It’s not the kind of hate that gets lots of airplay on the news – not the broad, generalized version found in hate-crimes, the crippling hatred of racism – nothing of that scale. It’s more like the personal kind of hate that often gets depicted in literature or films. It’s my own private hatred of a few individuals. A select list of people who have one thing in common: my scorn.
Names? You want names? Come on, people, you don’t think I’d be that classless here, do you? First of all, they would mean nothing to you – I could list names like John Fairmore and Ed Lindstrom and Ariel Quackenbush and you would just wonder, “Are those real people? Did he just change their names? What did they do to him? Does he really know someone with the surname ‘Quackenbush’?” (Answers: No, they’re not real; I made up the names; they did nothing to me; and no I don’t know the Quackenbushes).
Besides – the objects of my hate are unimportant, because my hate is not about them. This is a truth that took a long, long time for me to understand. My hate is simply that: mine. It’s about me.
It isn’t anger I’m dealing with. Anger, my friend Rich tells me, is a God-given emotion that is directing our attention to something that isn’t working. Rich is a physicist and one of those scary-smart people that could make me feel incredibly stupid if he wanted to but he never does, and in fact he is one of the most accepting people I have ever met. Anger, says Rich, is a feeling, and feelings are not facts; they are neither good nor bad, they are just “indicators”. He’s always saying cryptic things like this and I nod like I understand and then ask him to explain what the hell that means.
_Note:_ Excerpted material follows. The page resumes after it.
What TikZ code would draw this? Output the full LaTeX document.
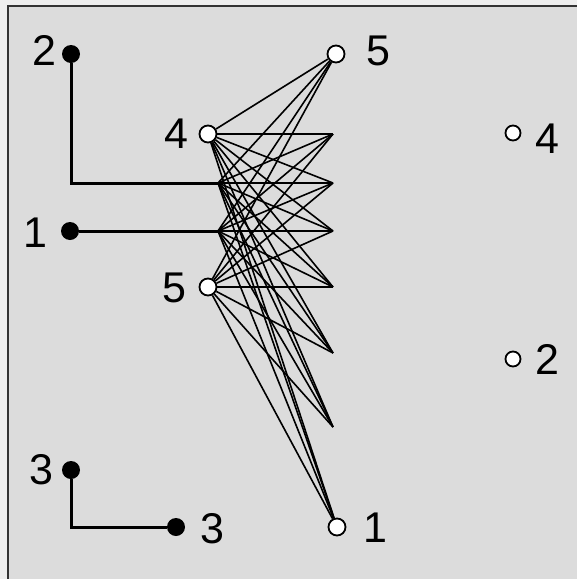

Anger is healthy, he tells me. It is when we get to abusing it that it becomes the character defect of wrath – one of “the Seven Deadlies” as he refers to them. “WRATH”. That word has always conjured images of dark, evil creatures with pointed tails and leathery wings that will steal me from my bed in the night and spirit me away to miserable places like fabric stores or the DMV.
Wrath seems to be kissing cousins with Hate. Can you have one without the other? I think not.
My ego will tell me that something as unsavory as “hate” is beneath me. My ego is a nasty little bugger who is constantly yammering crazy ideas in my head like a bratty little kid all hopped up on pixie sticks and Nyquil, and he likes to tell me, “Of course it’s about me! EVERYTHING is about me”. But that doesn’t apply to ugly character defects like wrath or hate – that’s not something my ego wants to own. Among all my baggage, the Hate Bag is the one that remains on the carousel, covered with tags from all the places it has been, going round and round, unclaimed, until finally alerting security and putting the airport on lockdown.
This bratty-little-kid (I call him Attila) says innocently, “Why, I don’t hate anyone! I could NEVER hate anyone, because I’m a Nice Guy!” The logic apparently being,
I am a Nice Guy.
Nice Guys don’t hate.
Ergo, I don’t hate.
Of course there is a word for this – denial. I know this, you know this, but sometimes there’s just no getting through to Attila. He’s usually too busy taking down names and cataloguing resentments for future reference.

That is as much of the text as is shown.